In terms of usage, a computer that allows hearing- and speech-impaired people to communicate with dispatchers hasn't paid off for the Lawrence Police Department.
The $575 machine has gathered a lot of dust since it was purchased five years ago, having been used only a handful of times.
But in the three or four times the machine has been used, it's proven to be invaluable to police and to the people who could never have reported emergencies without it.
On April 2, for instance, a 20-year-old Lawrence woman used the system to report she was molested by a man at her apartment. The woman, who is deaf and speech-impaired, has used the system since then to communicate with members of the district attorney's office.
THE WOMAN indicated recently in a written interview that she was thankful the police department had the machine, which is known as a teletypewriter, or TTY.
"I'm really happy they have it with their office," she wrote, adding that she has a similar machine and uses it for most of her over-the-phone business. "I really need someone who knows how to use TTY."
A TTY, also called a TDD (telecommunications device for the deaf), is a combination telephone and typewriter that allows a hearing- or speech-impaired person to type his or her portion of the conversation.
When someone makes a call to police on a TTY, the machine sends a computer tone over the phone alerting the dispatcher to hook his phone to the TTY.

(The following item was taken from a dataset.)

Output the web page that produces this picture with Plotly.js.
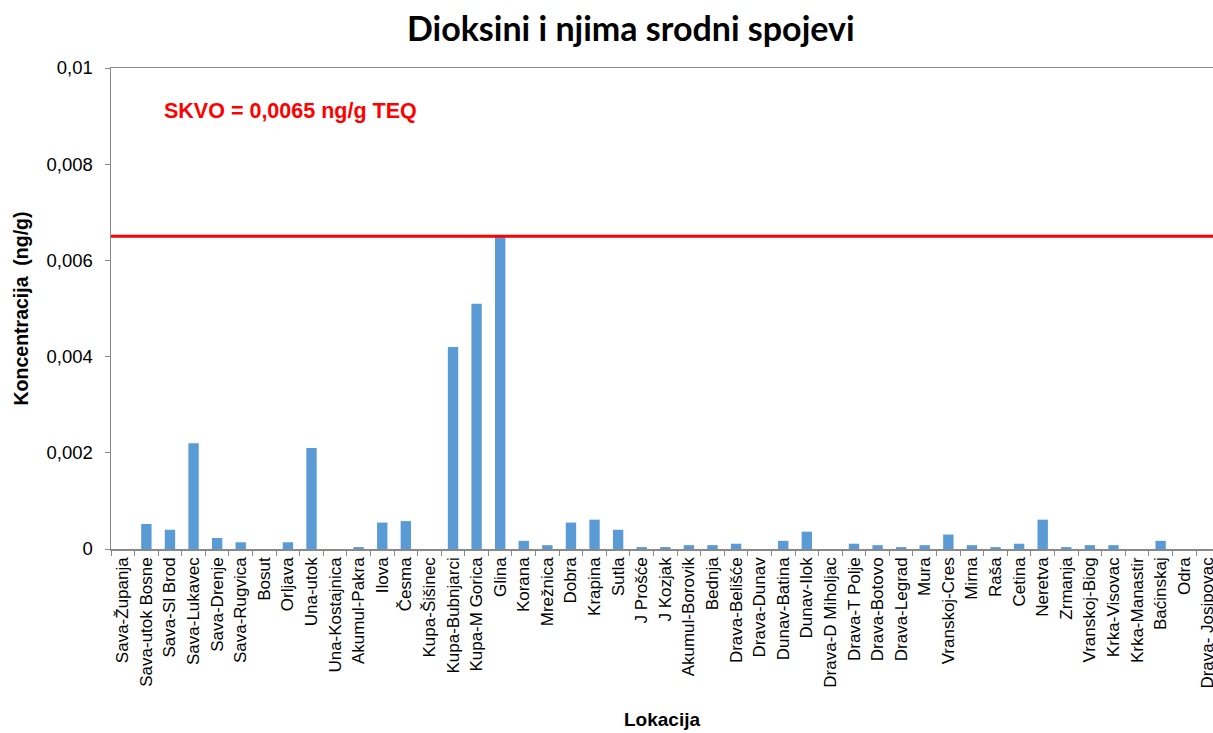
<!DOCTYPE html>
<html>
<head>
<meta charset="utf-8">
<script src="https://cdn.plot.ly/plotly-3.0.1.min.js"></script>
<style>html,body{margin:0;padding:0;background:#fff;}#chart{width:1213px;height:733px;}</style>
</head>
<body>
<div id="chart"></div>
<script>
const locations = ["Sava-Županja","Sava-utok Bosne","Sava-Sl Brod","Sava-Lukavec","Sava-Drenje","Sava-Rugvica","Bosut","Orljava","Una-utok","Una-Kostajnica","Akumul-Pakra","Ilova","Česma","Kupa-Šišinec","Kupa-Bubnjarci","Kupa-M Gorica","Glina","Korana","Mrežnica","Dobra","Krapina","Sutla","J Prošće","J Kozjak","Akumul-Borovik","Bednja","Drava-Belišće","Drava-Dunav","Dunav-Batina","Dunav-Ilok","Drava-D Miholjac","Drava-T Polje","Drava-Botovo","Drava-Legrad","Mura","Vranskoj-Cres","Mirna","Raša","Cetina","Neretva","Zrmanja","Vranskoj-Biog","Krka-Visovac","Krka-Manastir","Baćinskaj","Odra","Drava- Josipovac"];
const concentrations = [0,0.00052,0.0004,0.0022,0.00023,0.00014,0,0.00014,0.0021,0,0.00004,0.00055,0.00058,0,0.0042,0.0051,0.0065,0.00017,0.00008,0.00055,0.00061,0.0004,0.00004,0.00004,0.00008,0.00008,0.00011,0,0.00017,0.00036,0,0.00011,0.00008,0.00004,0.00008,0.0003,0.00008,0.00004,0.00011,0.00061,0.00004,0.00008,0.00008,0,0.00017,0,0];
const skvo = 0.0065;
const skvoLabel = "SKVO = 0,0065 ng/g TEQ";
const yTickVals = [0,0.002,0.004,0.006,0.008,0.01];
const yTickText = ["0","0,002","0,004","0,006","0,008","0,01"];

const trace = {
  type: 'bar',
  x: locations,
  y: concentrations,
  marker: {color: '#5B9BD5'},
  hoverinfo: 'x+y'
};

const FONT = 'Arial';
const AXIS = '#898989';

const layout = {
  width: 1213, height: 733,
  margin: {l: 111, r: 0, t: 68, b: 184},
  paper_bgcolor: '#fff', plot_bgcolor: '#fff',
  bargap: 0.56,
  showlegend: false,
  font: {family: FONT, color: '#000', size: 16},
  title: {
    text: '<b>Dioksini i njima srodni spojevi</b>',
    font: {family: 'Lato', size: 34, color: '#000'},
    x: 0.52, xanchor: 'center', y: 0.96, yanchor: 'middle'
  },
  xaxis: {
    type: 'category',
    range: [-0.5, 46.22],
    tickangle: -90,
    tickfont: {size: 17, family: FONT},
    ticks: 'outside', ticklen: 5, tickcolor: AXIS,
    tickson: 'boundaries',
    showline: true, linecolor: AXIS, linewidth: 1.5,
    mirror: true,
    showgrid: false, zeroline: false,
    automargin: false,
    title: {text: '<b>Lokacija</b>', font: {size: 19, family: FONT}, standoff: 25}
  },
  yaxis: {
    range: [0, 0.01],
    tickvals: yTickVals, ticktext: yTickText,
    tickfont: {size: 18.5, family: FONT},
    ticks: 'outside', ticklen: 5, tickcolor: AXIS,
    ticklabelstandoff: 8,
    showline: true, linecolor: AXIS, linewidth: 1.5,
    showgrid: false, zeroline: false,
    automargin: false,
    title: {text: '<b>Koncentracija  (ng/g)</b>', font: {size: 19.5, family: FONT}, standoff: 12}
  },
  shapes: [{
    type: 'line', xref: 'paper', x0: 0, x1: 1, yref: 'y', y0: skvo, y1: skvo,
    line: {color: '#FF0000', width: 3}
  }],
  annotations: [{
    text: '<b>' + skvoLabel + '</b>',
    xref: 'paper', yref: 'y', x: 0.046, y: 0.0091, xanchor: 'left', yanchor: 'middle',
    showarrow: false,
    font: {color: '#FF0000', size: 21.5, family: FONT}
  }]
};

Plotly.newPlot('chart', [trace], layout, {displayModeBar: false, staticPlot: true});
</script>
</body>
</html>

Once the computers are linked, the dispatcher and the caller communicate by typing out messages.
RESIDENTS who use a TTY and need to contact the police department should always dial 911, Sgt. Kevin Harmon said.
"They shouldn't ever feel hesitant to call 911, even if it's only to send a message to somebody else in the building," Harmon said.
Harmon said dispatchers are trained to recognize the computer tone that identifies the call as coming from a TTY. Other personnel at the Law Enforcement Center may not know how to handle the calls because the tone is similar to the tone signaling an incoming message from a facsimile machine.
The 20-year-old woman, who indicated she became deaf after running a high fever when she was 11 months old, said this was the first time she had called police on the TTY.
HAD THE department not had the telephone-typewriter, she said, she would have been forced to use a relay system to communicate with them. A relay system, in which a TTY user contacts a hearing and speaking person to act as a spokesman, would have been much slower than the police department's TTY.
After receiving the woman's message April 2, police arrested a 23-year-old Lawrence man. The man was charged the next day with a felony count of rape.
The woman's case resulted in an unprecendented move in Douglas County District Judge Mike Malone's court when the judge hired a sign-language expert to interpret the woman's testimony at the preliminary hearing.
After the hearing, Malone ordered the man to stand trial June 25.